Federal Industry Minister and South Australian Senator Nick Minchin welcomed the announcement saying that he was “delighted that the company is intent on ensuring the long-term viability of its employees.”
Yet despite Takenhara's statement that Mitsubishi in Australia would become a “smaller long-term operation” aimed at the domestic market rather than exports, the parent company has not ruled out further job cuts or even plant closures. Mitsubishi Motors president Katsuhiko Kawasoe warned in Tokyo last week that the Australian operation “has to become profitable or at least break even”
It may be an impossible objective. Even after cost cutting measures last year including the loss of 300 production jobs, Mitsubishi's Australian profits continued to plummet. In April the company reported a $130 million loss to December 1999, its worst result in 20 years. Unit sales dropped last year by $A180 million while the sale of the Magna, the company's leading model, slumped to 37,900, down from 59,000 in 1997.
In 1997, under pressure from car manufacturers and following threats by Mitsubishi that it would wind-up production, the Howard government suspended plans to end tariff protection for the car industry until 2010. The trade unions immediately heralded the decision as a victory guaranteeing job security for workers. However, with or without tariffs, major restructuring has continued.

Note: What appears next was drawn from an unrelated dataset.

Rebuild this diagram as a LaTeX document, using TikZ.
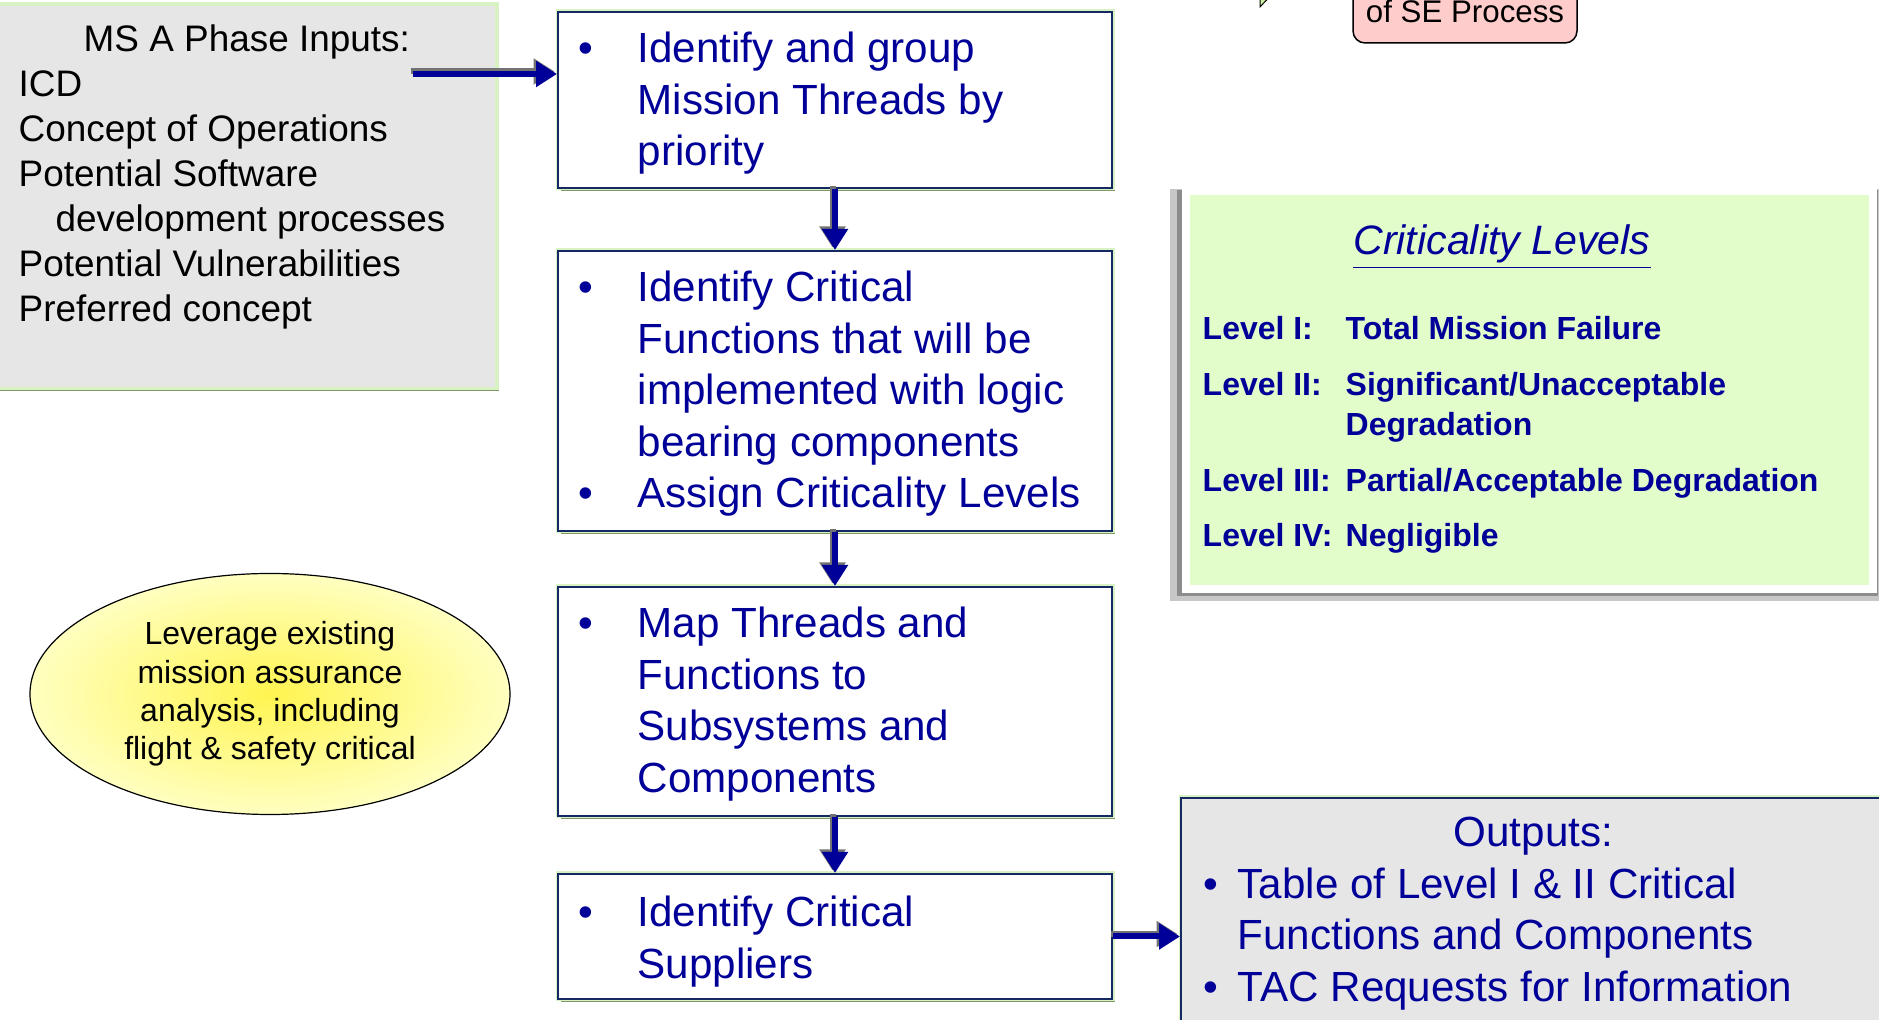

Sydney Morning Herald economic commentator Alan Wood pointed out last Friday that Mitsubishi's decision demonstrated that tariffs did not protect jobs. “Yesterday's announcement from Mitsubishi explained the job losses in terms of adverse currency movements, global over-production and softening of domestic demands. Whatever Mitsubishi might say, there are a lot more jobs to go than the 600 announced yesterday,” he warned.
The cuts at Mitsubishi Australia are not determined by the company's national performance but by wider international considerations. The downsizing is part of a major global restructuring program announced by Mitsubishi last October to cut costs by $US3 billion by 2001. The plan included axing 9,900 jobs from international workforce of 88,800 over the next four years, including more than 1,400 production and clerical jobs in Japan.
Mitsubishi has recently come under sharp pressure to step up its restructuring following Daimler-Chrysler's $US2 billion purchase of a one third holding in the company. The German-US automotive giant has a power of veto over the Mitsubishi board and is demanding that the company take urgent measures to drastically reduce its massive debts of 1.75 trillion yen ($A27 billion) over the next three years. It is insisting that Mitsubishi concentrate future investment in its “super efficient production plants in Malaysia and Thailand” to take advantage of cheap labour and the local investment incentives.
Chronic overcapacity and falling profits in the international auto industry are fueling a rash of mergers and takeovers. The recently formed Renault-Nissan alliance is seeking to buy the failed South Korean car conglomerate Samsung Motor. Ford is out to purchase the Land Rover and Jaguar brands and at present General Motors, Ford and Fiat are competing with Daimler-Chrysler to take over ailing South Korean automaker Daewoo Motors.
Such mergers inevitably lead to huge job losses and plant closures. At Renault's insistence, Nissan announced an aggressive restructuring program last year to slash 21,000 jobs by April 2003 and to close three assembly plants and two engine factories in Japan.
Under these conditions, the jobs of the 3,400 workers in Mitsubishi's relatively small operation in Australia are far from secure. As the company secretary Robert Gardner commented last week: “It has been made quite clear to us that as long as we are profitable, then there is not a threat to our future.” To make the obvious point, the reverse is also the case.